I wonder whether the activity that became the focus of invasion of privacy claims in these – and other, similar – cases is really about privacy at all. That is, I wonder if the betrayal is the act of installing and using surveillance equipment to record what goes on in a presumptively private place or whether the betrayal is really the act of sharing that information with others . . . with outsiders. Some of the language in the Tigges opinion makes it sound like Cathy Tigges felt it was a betrayal simply for Jeffrey to install the surveillance equipment, but I can’t tell for sure if that was actually the concern that led her to feel she had been “damaged” by what he did.

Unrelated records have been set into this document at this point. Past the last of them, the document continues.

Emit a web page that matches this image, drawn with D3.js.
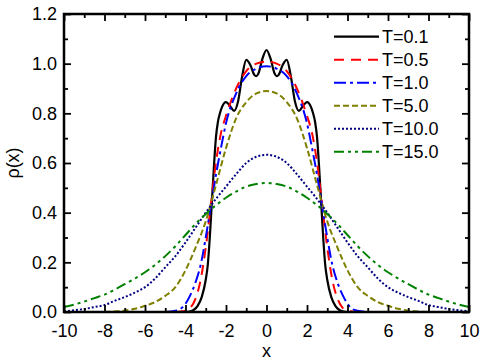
<!DOCTYPE html>
<html>
<head>
<meta charset="utf-8">
<script src="https://cdn.jsdelivr.net/npm/d3@7"></script>
<style>
  body { margin: 0; background: #fff; }
  svg { display: block; font-family: "Liberation Sans", Arial, sans-serif; }
  .tick text { font-size: 18px; fill: #000; }
</style>
</head>
<body>
<div id="chart"></div>
<script>
const W = 485, H = 362;

// axis ticks
const xTicks = [-10, -8, -6, -4, -2, 0, 2, 4, 6, 8, 10];
const xTickLabels = ["-10", "-8", "-6", "-4", "-2", "0", "2", "4", "6", "8", "10"];
const xMinor = [-9, -7, -5, -3, -1, 1, 3, 5, 7, 9];
const yTicks = [0, 0.2, 0.4, 0.6, 0.8, 1.0, 1.2];
const yTickLabels = ["0.0", "0.2", "0.4", "0.6", "0.8", "1.0", "1.2"];
const yMinor = [0.1, 0.3, 0.5, 0.7, 0.9, 1.1];

// T = 0.1
const x01 = [-4.0, -3.8, -3.6, -3.4, -3.2, -3.0, -2.9, -2.8, -2.7, -2.6, -2.5, -2.4, -2.3, -2.2, -2.0, -1.8, -1.6, -1.4, -1.2, -1.0, -0.8, -0.6, -0.5, -0.4, -0.2, 0,
             0.2, 0.4, 0.5, 0.6, 0.8, 1.0, 1.2, 1.4, 1.6, 1.8, 2.0, 2.2, 2.3, 2.4, 2.5, 2.6, 2.7, 2.8, 2.9, 3.0, 3.2, 3.4, 3.6, 3.8, 4.0];
const y01 = [0, 0.002, 0.008, 0.025, 0.06, 0.13, 0.19, 0.3, 0.44, 0.58, 0.7, 0.765, 0.8, 0.825, 0.845, 0.83, 0.81, 0.85, 0.95, 1.015, 0.995, 0.955, 0.95, 0.96, 1.02, 1.055,
             1.02, 0.96, 0.95, 0.955, 0.995, 1.015, 0.95, 0.85, 0.81, 0.83, 0.845, 0.825, 0.8, 0.765, 0.7, 0.58, 0.44, 0.3, 0.19, 0.13, 0.06, 0.025, 0.008, 0.002, 0];

// T = 0.5
const x05 = [-4.5, -4.25, -4.0, -3.75, -3.5, -3.25, -3.0, -2.75, -2.5, -2.25, -2.0, -1.5, -1.0, -0.5, 0,
             0.5, 1.0, 1.5, 2.0, 2.25, 2.5, 2.75, 3.0, 3.25, 3.5, 3.75, 4.0, 4.25, 4.5];
const y05 = [0, 0.002, 0.006, 0.018, 0.055, 0.13, 0.26, 0.43, 0.6, 0.72, 0.79, 0.9, 0.97, 1.0, 1.008,
             1.0, 0.97, 0.9, 0.79, 0.72, 0.6, 0.43, 0.26, 0.13, 0.055, 0.018, 0.006, 0.002, 0];

// T = 1.0
const x10 = [-5.0, -4.5, -4.25, -4.0, -3.75, -3.5, -3.25, -3.0, -2.75, -2.5, -2.25, -2.0, -1.5, -1.0, -0.5, 0,
             0.5, 1.0, 1.5, 2.0, 2.25, 2.5, 2.75, 3.0, 3.25, 3.5, 3.75, 4.0, 4.25, 4.5, 5.0];
const y10 = [0, 0.005, 0.012, 0.033, 0.07, 0.12, 0.19, 0.3, 0.425, 0.55, 0.66, 0.76, 0.88, 0.95, 0.98, 0.99,
             0.98, 0.95, 0.88, 0.76, 0.66, 0.55, 0.425, 0.3, 0.19, 0.12, 0.07, 0.033, 0.012, 0.005, 0];

// T = 5.0
const x50 = [-8.0, -7.5, -7.0, -6.5, -6.0, -5.5, -5.0, -4.5, -4.0, -3.5, -3.0, -2.5, -2.0, -1.5, -1.0, -0.5, 0,
             0.5, 1.0, 1.5, 2.0, 2.5, 3.0, 3.5, 4.0, 4.5, 5.0, 5.5, 6.0, 6.5, 7.0, 7.5, 8.0];
const y50 = [0, 0.002, 0.006, 0.013, 0.025, 0.04, 0.065, 0.1, 0.168, 0.26, 0.365, 0.51, 0.66, 0.78, 0.845, 0.88, 0.89,
             0.88, 0.845, 0.78, 0.66, 0.51, 0.365, 0.26, 0.168, 0.1, 0.065, 0.04, 0.025, 0.013, 0.006, 0.002, 0];

// T = 10.0
const x100 = [-10, -9.5, -9, -8.5, -8, -7.5, -7, -6.5, -6, -5.5, -5, -4.5, -4, -3.5, -3, -2.5, -2, -1.5, -1, -0.5, 0,
              0.5, 1, 1.5, 2, 2.5, 3, 3.5, 4, 4.5, 5, 5.5, 6, 6.5, 7, 7.5, 8, 8.5, 9, 9.5, 10];
const y100 = [0.003, 0.007, 0.012, 0.02, 0.028, 0.045, 0.06, 0.078, 0.1, 0.135, 0.18, 0.225, 0.28, 0.34, 0.4, 0.455, 0.505, 0.555, 0.6, 0.625, 0.633,
              0.625, 0.6, 0.555, 0.505, 0.455, 0.4, 0.34, 0.28, 0.225, 0.18, 0.135, 0.1, 0.078, 0.06, 0.045, 0.028, 0.02, 0.012, 0.007, 0.003];

// T = 15.0
const x150 = [-10, -9.5, -9, -8.5, -8, -7.5, -7, -6.5, -6, -5.5, -5, -4.5, -4, -3.5, -3, -2.5, -2, -1.5, -1, -0.5, 0,
              0.5, 1, 1.5, 2, 2.5, 3, 3.5, 4, 4.5, 5, 5.5, 6, 6.5, 7, 7.5, 8, 8.5, 9, 9.5, 10];
const y150 = [0.02, 0.03, 0.042, 0.056, 0.07, 0.09, 0.112, 0.135, 0.16, 0.19, 0.225, 0.265, 0.31, 0.355, 0.395, 0.43, 0.46, 0.485, 0.505, 0.515, 0.52,
              0.515, 0.505, 0.485, 0.46, 0.43, 0.395, 0.355, 0.31, 0.265, 0.225, 0.19, 0.16, 0.135, 0.112, 0.09, 0.07, 0.056, 0.042, 0.03, 0.02];

const seriesNames = ["T=0.1", "T=0.5", "T=1.0", "T=5.0", "T=10.0", "T=15.0"];
const seriesX = [x01, x05, x10, x50, x100, x150];
const seriesY = [y01, y05, y10, y50, y100, y150];

// styles
const colors = ["#000000", "#ff0000", "#0000ff", "#808000", "#000080", "#008000"];
const dashes = [null, "10,7", "12,4,3,4", "6,3", "2,2", "10,4,3,4,3,4"];
const widths = [2.2, 2, 2, 2, 2, 2];

const margin = { left: 64, right: 16, top: 14, bottom: 50 };
const pw = W - margin.left - margin.right;
const ph = H - margin.top - margin.bottom;

const svg = d3.select("#chart").append("svg")
    .attr("width", W)
    .attr("height", H);

const g = svg.append("g").attr("transform", `translate(${margin.left},${margin.top})`);

const x = d3.scaleLinear().domain([-10, 10]).range([0, pw]);
const y = d3.scaleLinear().domain([0, 1.2]).range([ph, 0]);

g.append("clipPath").attr("id", "clip")
  .append("rect").attr("width", pw).attr("height", ph);

const line = d3.line()
    .x(d => x(d[0]))
    .y(d => y(d[1]))
    .curve(d3.curveMonotoneX);

const curves = g.append("g").attr("clip-path", "url(#clip)");
seriesX.forEach((xs, i) => {
    const pts = xs.map((v, j) => [v, seriesY[i][j]]);
    curves.append("path")
        .attr("d", line(pts))
        .attr("fill", "none")
        .attr("stroke", colors[i])
        .attr("stroke-width", widths[i])
        .attr("stroke-dasharray", dashes[i]);
});

// ticks: majors with labels, minors plain, all pointing inward
function styleAxis(sel) {
    sel.select(".domain").remove();
    sel.selectAll(".tick line").attr("stroke", "#000").attr("stroke-width", 1.8);
}

g.append("g").attr("transform", `translate(0,${ph})`)
  .call(d3.axisBottom(x).tickValues(xTicks).tickSizeInner(-7).tickSizeOuter(0).tickPadding(12)
        .tickFormat((d, i) => xTickLabels[i]))
  .call(styleAxis);
g.append("g").attr("transform", `translate(0,${ph})`)
  .call(d3.axisBottom(x).tickValues(xMinor).tickSize(-4).tickFormat(""))
  .call(styleAxis);
g.append("g")
  .call(d3.axisTop(x).tickValues(xTicks).tickSize(-7).tickFormat(""))
  .call(styleAxis);
g.append("g")
  .call(d3.axisTop(x).tickValues(xMinor).tickSize(-4).tickFormat(""))
  .call(styleAxis);

g.append("g")
  .call(d3.axisLeft(y).tickValues(yTicks).tickSizeInner(-7).tickSizeOuter(0).tickPadding(7)
        .tickFormat((d, i) => yTickLabels[i]))
  .call(styleAxis);
g.append("g")
  .call(d3.axisLeft(y).tickValues(yMinor).tickSize(-4).tickFormat(""))
  .call(styleAxis);
g.append("g").attr("transform", `translate(${pw},0)`)
  .call(d3.axisRight(y).tickValues(yTicks).tickSize(-7).tickFormat(""))
  .call(styleAxis);
g.append("g").attr("transform", `translate(${pw},0)`)
  .call(d3.axisRight(y).tickValues(yMinor).tickSize(-4).tickFormat(""))
  .call(styleAxis);

// frame
g.append("rect")
    .attr("width", pw).attr("height", ph)
    .attr("fill", "none").attr("stroke", "#000").attr("stroke-width", 2.5);

// axis titles
svg.append("text")
    .attr("x", margin.left + pw / 2).attr("y", 357)
    .attr("text-anchor", "middle")
    .attr("font-size", 18)
    .text("x");
svg.append("text")
    .attr("transform", `translate(19,${margin.top + ph / 2}) rotate(-90)`)
    .attr("text-anchor", "middle")
    .attr("font-size", 18)
    .text("ρ(x)");

// legend
const legend = svg.append("g");
seriesNames.forEach((name, i) => {
    const ly = 36.7 + i * 23;
    legend.append("line")
        .attr("x1", 334).attr("x2", 379)
        .attr("y1", ly).attr("y2", ly)
        .attr("stroke", colors[i])
        .attr("stroke-width", widths[i])
        .attr("stroke-dasharray", dashes[i]);
    legend.append("text")
        .attr("x", 382).attr("y", ly + 6.5)
        .attr("font-size", 18)
        .text(name);
});
</script>
</body>
</html>
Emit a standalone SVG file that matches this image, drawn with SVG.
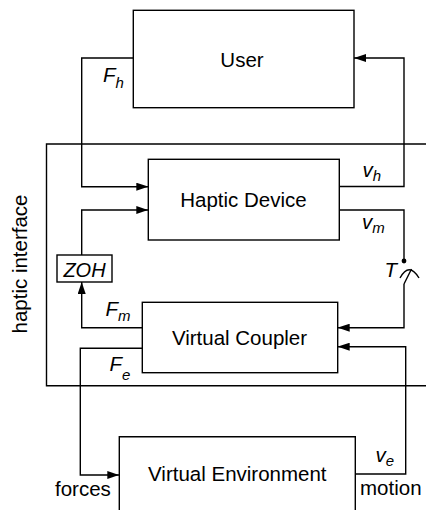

I guess what I’m saying is that when we share our homes and our lives with spouses, partners and family members, we know, at some level, we are also sharing information about ourselves with them. We also, I think, assume they will not share that information with others – with outsiders – without our knowledge and permission. It’s as if we make a limited surrender of our privacy (which would presumably mean privacy is not a zero-sum commodity but can, instead, exist in degrees) as part of sharing our lives; part of that limited surrender is, I think, an implicit assumption that it is essentially a privileged act. In other words, it’s something like what happens when a client comes to consult a lawyer; the client tells the lawyer all the discreditable information that is relevant to the issue the lawyer is being consulted about, assuming that the lawyer will keep all of that information confidential.
Or maybe that’s not it at all. Maybe the de facto assumption of shared privacy we have in marriages and other relationships has a completely different conceptual basis. Whichever it is, I suspect courts will have to come up with a principled, consistent approach to scenarios like those in the Tigges and Colon cases.